Odissea

Tratto dall'opera di Omero

Regia di Maurizio Felisati

Premio per la Miglior Regia alla "Rassegna Itinerante 2009/2010" F.I.T.A. Milano

Come rendere credibile a teatro la storia epica il cui nome è, per antonomasia, utilizzato anche nel linguaggio comune per descrivere qualcosa di indescrivibile?

Occorre aprire il mondo delle emozioni e della fantasia. Occorre intraprendere un viaggio dentro di noi, nella profondità del tempo, e fuori di noi, nella vastità dello spazio.

Ulisse ci offre un viaggio… un eterno conflitto tra il restare - Itaca - e l’andare alla scoperta dell’ignoto, ma qual è la sua scelta?

Ulisse non crede ai feticci, non crede ad un destino già scritto dagli dei, ma crede in se stesso e nei suoi desideri, pur consapevole dei suoi limiti.

Omero ci aiuta a vedere Ulisse nel suo essere uomo come tutti noi, con i dolori della vita mischiati alle piccole ed estemporanee gioie conquistate con fatica. Le memorie restano indelebili ma Ulisse non si ferma, non può fermarsi, a costo di ferire apertamente anche le persone a lui più vicine. Una figura che può apparire astuta e a volte prudente ma non di meno troppo audace e incurante della paura, pur rispettandola.

Le donne e le dee, da Nausica a Circe, da Calipso ad Atena fino alla sposa Penelope sono un elemento sovrastante della storia stessa, rappresentano la perfezione della figura femminile, ognuna nella dimensione in cui regna. Qui il grande processo di attualizzazione del poema, vuole sottolineare il ruolo fondamentale che anche oggi la donna ricopre ma che spesso non è pienamente riconosciuto.

La danza, il canto, la magia, la guerra, la tessitura: l’espressione artistica accompagna l’intero viaggio. A prescindere dalle situazioni pericolose, ipocrite o violente che delineano la trama, la nostra rilettura è un trionfo incondizionato dell’Amore con la A maiuscola. Perché allora tutto è imbevuto di dolore e fatica? Semplice, il male è facile da raggiungere, il bene è una conquista sempre incerta per l’essere umano. Non a caso mentre Euriloco - il suo braccio destro - e i compagni lo tradiscono e persino gli dei gli sono avversi, è il cane Argo che il poeta sceglie come simbolo dell’amore incondizionato, Argo che attende fino alla fine il ritorno di Ulisse.
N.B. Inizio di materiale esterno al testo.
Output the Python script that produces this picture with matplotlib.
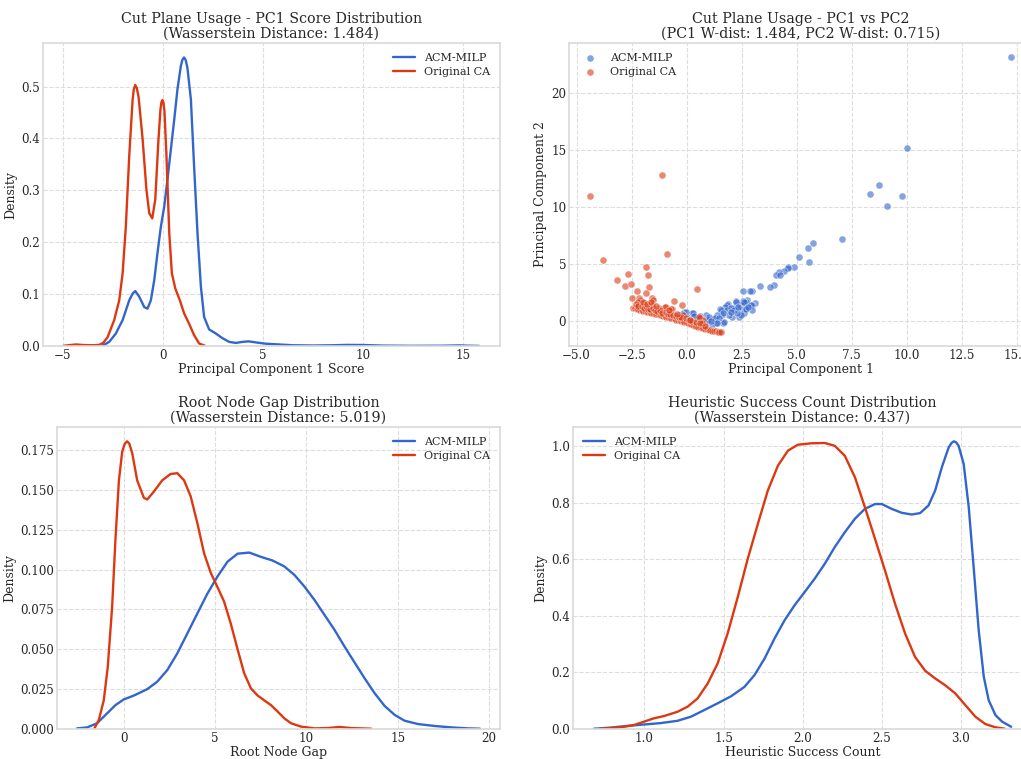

Attraverso la nostra messinscena abbiamo tentato di esprimere come Ulisse non sia solo una figura eroica per l’accezione che noi possiamo avere del termine o che certi stereotipi tendono a significare ma è “semplicemente” un uomo. I sentimenti che prova sono estremamente veri ed è per questo che ogni donna che incontra ne è letteralmente abbagliata. Un inno alla speranza di un cambiamento esistenziale, un augurio che l’Odissea non sia solo vista come una nemesi nefasta che accompagna l’uomo ma al contrario un esperienza necessaria di vita. Questa è la pretesa che, probabilmente in modo un po’ arrogante, mi presto a ricercare in questo adattamento del capolavoro omerico.